Date released
05 October 2018

A major breakthrough has come in Papua New Guinea by viewing each family's agricultural work as a farm business and each family member as being part of a team. The 'Family Farms Team' approach has not only produced better farming outcomes but has also resulted in a more equitable sharing of workload.

Professor Barbara Pamphilon, project leader from the University of Canberra, has heard many heart-warming comments as a result of an ACIAR-commissioned project examining women’s business acumen in PNG.

‘My husband and I are now best friends.’ ‘I feel happier. I feel included.’ ‘For the first time in my life, I have spare money in my bag wherever I am. I feel so good about that.’

‘It was originally a project to learn how to involve PNG women more effectively in smallholder farming training,’ Professor Pamphilon explains. ‘But we soon realised we faced a number of fundamental issues.’

The first was educational: most women farmers were illiterate. There were also cultural issues, since men were seen as the people to be trained. And lastly, there were gender issues.

‘There are high rates of family-based violence in PNG, and we were conscious of avoiding further conflict for women at home. We were also aware that when women in low-income countries learnt new skills, they often worked harder and longer. The men still control the income from the women’s labour.’

Through the research, Professor Pamphilon found that women and men did not really know what each other did in a day, although they all agreed that women had a double burden of farm work and family responsibilities. As a result, Professor Pamphilon and her team decided to take what she calls a ‘family farm teams’ approach to the situation.

‘This way, we could use the talents of everyone in the family,’ Professor Pamphilon says, ‘and not burn anyone out.’

A major breakthrough came in viewing each family’s agricultural work as a ‘farm business’. Annual farm plans were drawn up to ensure that harvests would be planned to meet agreed family goals and withstand climate events. Corporate terminology was introduced: ‘husbands and wives’ became ‘company directors’.
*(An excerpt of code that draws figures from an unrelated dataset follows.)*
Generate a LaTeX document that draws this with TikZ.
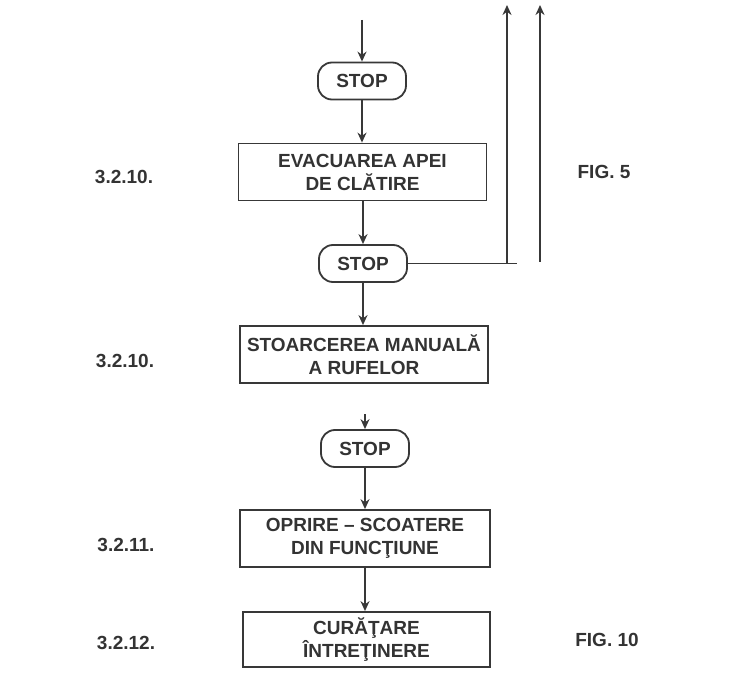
\documentclass[tikz,border=0pt]{standalone}
\usepackage{fontspec}
\setmainfont{Liberation Sans}
\usetikzlibrary{arrows.meta}
\begin{document}
\begin{tikzpicture}[x=1pt,y=-1pt,
  ln/.style={draw=black!78, line width=1.8pt},
  arr/.style={ln, -{Stealth[length=10pt,width=9pt]}},
  txt/.style={text=black!80, font=\bfseries\fontsize{19}{23}\selectfont},
  stopbox/.style={ln, txt, rounded corners=14pt, minimum width=88pt, minimum height=37pt, inner sep=0pt},
  procbox/.style={ln, txt, minimum width=248pt, minimum height=57pt, align=center, inner sep=0pt},
  lbl/.style={txt, inner sep=0pt}]
\useasboundingbox (0,0) rectangle (734,679);
% nodes
\node[stopbox] (stop1) at (362,81) {STOP};
\node[procbox] (b1) at (362.5,172) {EVACUAREA APEI\\DE CLĂTIRE};
\node[stopbox] (stop2) at (363,263.5) {STOP};
\node[procbox] (b2) at (364,354.5) {STOARCEREA MANUALĂ\\A RUFELOR};
\node[stopbox] (stop3) at (365,448.5) {STOP};
\node[procbox, minimum width=250pt] (b3) at (365,538.5) {OPRIRE – SCOATERE\\DIN FUNCŢIUNE};
\node[procbox, minimum width=247pt, minimum height=55pt] (b4) at (366.5,639.5) {CURĂŢARE\\ÎNTREŢINERE};
% labels
\node[lbl] (l1) at (124,177) {3.2.10.};
\node[lbl] (l2) at (125,361) {3.2.10.};
\node[lbl] (l3) at (126,545) {3.2.11.};
\node[lbl] (l4) at (126,643) {3.2.12.};
\node[lbl] (f5) at (604,172) {FIG. 5};
\node[lbl] (f10) at (607,640) {FIG. 10};
% free ends
\coordinate (t0) at (362,20);
\coordinate (j) at (507,263.5);
\coordinate (e1) at (517,263.5);
\coordinate (u1) at (507,5);
\coordinate (s2) at (540,262);
\coordinate (u2) at (540,5);
\coordinate (s3) at (365,414);
% connectors
\draw[arr] (t0) -- (stop1.north);
\draw[arr] (stop1.south) -- (b1.north -| stop1.south);
\draw[arr] (b1.south -| stop2.north) -- (stop2.north);
\draw[arr] (stop2.south) -- (b2.north -| stop2.south);
\draw[ln] (stop2.east) -- (e1);
\draw[arr] (j) -- (u1);
\draw[arr] (s2) -- (u2);
\draw[arr] (s3) -- (stop3.north);
\draw[arr] (stop3.south) -- (b3.north -| stop3.south);
\draw[arr] (b3.south -| stop3.south) -- (b4.north -| stop3.south);
\end{tikzpicture}
\end{document}
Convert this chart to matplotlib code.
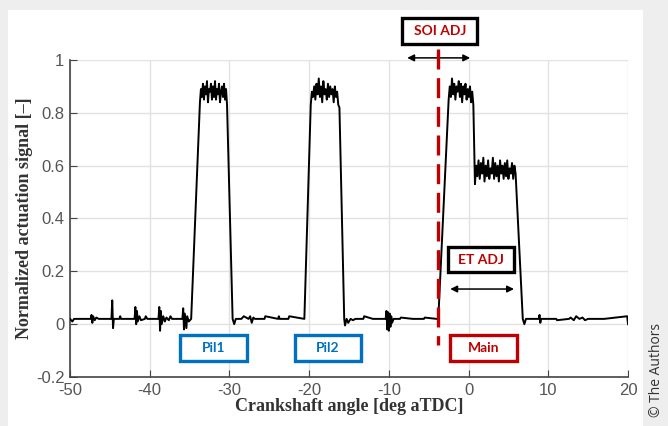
import numpy as np
import matplotlib.pyplot as plt
from matplotlib.patches import Rectangle

# baseline / edge points of the trace (crank angle, signal)
base1_x = [-50, -49.7, -49.5, -47.4, -47.3, -47.2, -47.1, -46.9, -46.7, -46.4, -44.8, -44.7, -44.6, -44.5,
           -43.8, -43.7, -43.6, -41.9, -41.8, -41.7, -41.6, -41.5, -41.3, -41.1, -40.6, -40.5, -40.3,
           -38.9, -38.8, -38.7, -38.6, -38.5, -38.3, -38.1, -37.9, -37.6, -37.4, -37.2, -35.9, -35.8,
           -35.7, -35.6, -35.4, -35.3, -35.1, -34.8]
base1_y = [0.02, 0.01, 0.02, 0.02, 0.035, 0.005, 0.03, 0.015, 0.025, 0.02, 0.02, 0.09, -0.015, 0.02,
           0.02, 0.03, 0.02, 0.02, 0.065, 0.0, 0.05, 0.01, 0.03, 0.015, 0.02, 0.03, 0.02,
           0.02, 0.065, -0.025, 0.05, 0.0, 0.03, 0.01, 0.025, 0.015, 0.03, 0.02, 0.02, 0.06,
           -0.02, 0.04, -0.015, 0.03, 0.01, 0.02]
pil1_top = [0.84, 0.89, 0.86, 0.91, 0.85, 0.90, 0.87, 0.92, 0.84, 0.89, 0.88, 0.91, 0.85, 0.90,
            0.86, 0.92, 0.85, 0.89, 0.87, 0.91, 0.84, 0.88, 0.90, 0.86, 0.91, 0.85, 0.89, 0.83]
base2_x = [-29.6, -29.4, -29.2, -28.5, -28.2, -27.6, -27.4, -27.2, -27.0, -26.8, -25.6, -25.5,
           -23.9, -23.8, -23.7, -22.6, -22.5, -20.6]
base2_y = [0.02, 0.0, 0.02, 0.02, 0.03, 0.02, 0.03, 0.005, 0.025, 0.02, 0.02, 0.03,
           0.02, 0.03, 0.02, 0.02, 0.03, 0.02]
pil2_top = [0.83, 0.88, 0.86, 0.90, 0.85, 0.91, 0.87, 0.93, 0.86, 0.90, 0.84, 0.92, 0.87, 0.89,
            0.85, 0.91, 0.86, 0.90, 0.87, 0.89, 0.84, 0.90, 0.86, 0.88, 0.83, 0.82]
base3_x = [-15.6, -15.5, -15.3, -15.1, -14.8, -14.5, -14.2, -13.2, -13.1, -12.0, -10.4, -10.3,
           -10.2, -10.1, -10.0, -9.9, -9.8, -9.7, -9.6, -9.4, -8.6, -8.5, -7.0, -5.6, -5.5, -4.0]
base3_y = [0.02, -0.005, 0.02, 0.005, 0.02, 0.015, 0.02, 0.02, 0.03, 0.02, 0.02, 0.05,
           -0.02, 0.045, -0.025, 0.04, -0.01, 0.03, 0.005, 0.02, 0.02, 0.025, 0.02, 0.02, 0.025, 0.02]
main_top = [0.85, 0.90, 0.86, 0.93, 0.87, 0.91, 0.85, 0.90, 0.88, 0.92, 0.86, 0.91, 0.84, 0.90,
            0.87, 0.91, 0.85, 0.89, 0.86, 0.90, 0.84, 0.88, 0.83]
main_tail = [0.53, 0.60, 0.56, 0.62, 0.55, 0.61, 0.57, 0.63, 0.54, 0.60, 0.56, 0.62, 0.55, 0.59,
             0.57, 0.63, 0.55, 0.61, 0.56, 0.60, 0.54, 0.62, 0.57, 0.60, 0.55, 0.61, 0.56, 0.62,
             0.55, 0.59, 0.57, 0.61, 0.55, 0.60, 0.57]
base4_x = [6.8, 7.0, 7.2, 8.8, 8.9, 9.0, 9.1, 11.0, 11.1, 12.6, 12.8, 13.2, 13.5, 13.9, 14.3,
           14.6, 15.0, 17.0, 19.9, 20.0]
base4_y = [0.02, 0.0, 0.02, 0.02, 0.035, 0.005, 0.02, 0.02, 0.015, 0.02, 0.025, 0.015, 0.03,
           0.02, 0.025, 0.015, 0.02, 0.02, 0.03, 0.0]

x = np.concatenate([base1_x, np.linspace(-33.7, -30.3, len(pil1_top)), base2_x,
                    np.linspace(-19.8, -16.2, len(pil2_top)), base3_x, [-3.8],
                    np.linspace(-2.5, 0.6, len(main_top)), np.linspace(0.8, 5.9, len(main_tail)),
                    base4_x])
y = np.concatenate([base1_y, pil1_top, base2_y, pil2_top, base3_y, [0.02], main_top, main_tail,
                    base4_y])

soi_x = -3.8
red = '#c00000'
blue = '#0070c0'
box_font = ['Lato', 'DejaVu Sans']

fig = plt.figure(figsize=(6.68, 4.26), dpi=100, facecolor='#eeeeee')
fig.patches.append(Rectangle((8 / 668, 0), 635 / 668, 416 / 426, transform=fig.transFigure,
                             facecolor='white', edgecolor='none', zorder=-10))
ax = fig.add_axes([70 / 668, 49 / 426, 558 / 668, 317 / 426])
ax.set_facecolor('none')

ax.plot(x, y, color='black', linewidth=1.4, zorder=3)
ax.plot([soi_x, soi_x], [1.04, -0.08], color=red, linewidth=2.4, linestyle=(0, (6, 2.6)),
        clip_on=False, zorder=4)

ax.set_xlim(-50, 20)
ax.set_ylim(-0.2, 1)
ax.set_xticks(range(-50, 21, 10))
ax.set_yticks([-0.2, 0, 0.2, 0.4, 0.6, 0.8, 1])
ax.set_yticklabels(['-0.2', '0', '0.2', '0.4', '0.6', '0.8', '1'])
ax.set_xticklabels([str(v) for v in range(-50, 21, 10)])
ax.grid(True, color='#e2e2e2', linewidth=1)
ax.set_axisbelow(True)
for s in ['top', 'right']:
    ax.spines[s].set_visible(False)
for s in ['left', 'bottom']:
    ax.spines[s].set_color('#444444')
    ax.spines[s].set_linewidth(1.2)
ax.tick_params(direction='in', length=5, colors='#444444', labelcolor='#555555',
               labelsize=12, pad=4)
for lab in ax.get_xticklabels() + ax.get_yticklabels():
    lab.set_family('Liberation Sans')

ax.set_xlabel('Crankshaft angle [deg aTDC]', family='Liberation Serif', fontweight='bold',
              fontsize=13, color='#333333', labelpad=0)
ax.set_ylabel('Normalized actuation signal [\u2013]', family='Liberation Serif', fontweight='bold',
              fontsize=13, color='#333333', labelpad=2)

# annotation boxes: (x0, x1, y0, y1) in data units
def label_box(x0, x1, y0, y1, text, textcolor, edge):
    ax.add_patch(Rectangle((x0, y0), x1 - x0, y1 - y0, facecolor='white', edgecolor=edge,
                           linewidth=2.4, clip_on=False, zorder=5))
    ax.text((x0 + x1) / 2, (y0 + y1) / 2, text, color=textcolor, fontsize=10, fontweight='bold',
            family=box_font, ha='center', va='center', clip_on=False, zorder=6)

label_box(-36.2, -27.8, -0.140, -0.042, 'Pil1', blue, blue)
label_box(-21.8, -13.5, -0.140, -0.042, 'Pil2', blue, blue)
label_box(-2.3, 6.1, -0.140, -0.042, 'Main', red, red)
label_box(-2.6, 5.7, 0.197, 0.292, 'ET ADJ', red, 'black')
label_box(-8.3, 1.1, 1.061, 1.159, 'SOI ADJ', red, 'black')

arrow = dict(arrowstyle='<|-|>', color='black', linewidth=1.1, mutation_scale=10,
             shrinkA=0, shrinkB=0)
ax.annotate('', xy=(-7.7, 1.008), xytext=(0.2, 1.008), arrowprops=arrow, annotation_clip=False)
ax.annotate('', xy=(-2.3, 0.133), xytext=(5.7, 0.133), arrowprops=arrow, annotation_clip=False)

fig.text(656 / 668, 0.02, '\u00a9 The Authors', rotation=90, fontsize=10,
         color='#333333', family='Open Sans', ha='center', va='bottom')

fig.savefig('out.png', dpi=100, facecolor=fig.get_facecolor())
‘It was all with a view to moving families beyond a subsistence mindset,’ says Professor Pamphilon. ‘Most PNG families are big, they often have a husband and wife, a grandparent or two, adult children, younger children, and their crops are diverse including sweetpotato, coffee or cocoa, greens, fruit, poultry and pigs, with gardens both near the house and far away. These were all what we, in the Western world, would definitely call small businesses. This shift of terms helped farmers to be proud and productive.’

The project reaped impressive outcomes. Following a pilot in East New Britain and the Western Highlands, it has since been rolled out across the country, including islands like Bougainville and New Ireland. Partnerships were forged with local organisations including the National Agricultural Research Institute, Baptist Union, Bougainville Women’s Federation, New Ireland Department of Primary Industry and Voice for Change, as well as with the Pacific Adventist University and the PNG University of Technology. 

For families, outcomes have been tangible. Many went from bush huts to having permanent houses within 18 months. Children were able to stay in school. This approach has been integrated into a major project of US$50 million recently awarded to the Fresh Produce Development Agency by the International Fund for Agricultural Development and the PNG Government which aims to reach 25,000 farming households in four provinces.

Despite some initial reservations about the program, many men were quickly won over. Not only did they see tangible outcomes for their families—permanent homes, education, clothes, increased incomes—but they felt less pressured when they were able to make decisions as a team with their wives. 

‘I always share Australian situations as part of my work because we all face gender challenges across the world,’ Professor Pamphilon says. ‘And we can learn from each other. It only took for me to explain the increased rates of male suicide among Australian farmers to underscore the importance for both men and women of working as a family farm team. A problem shared is a problem halved.’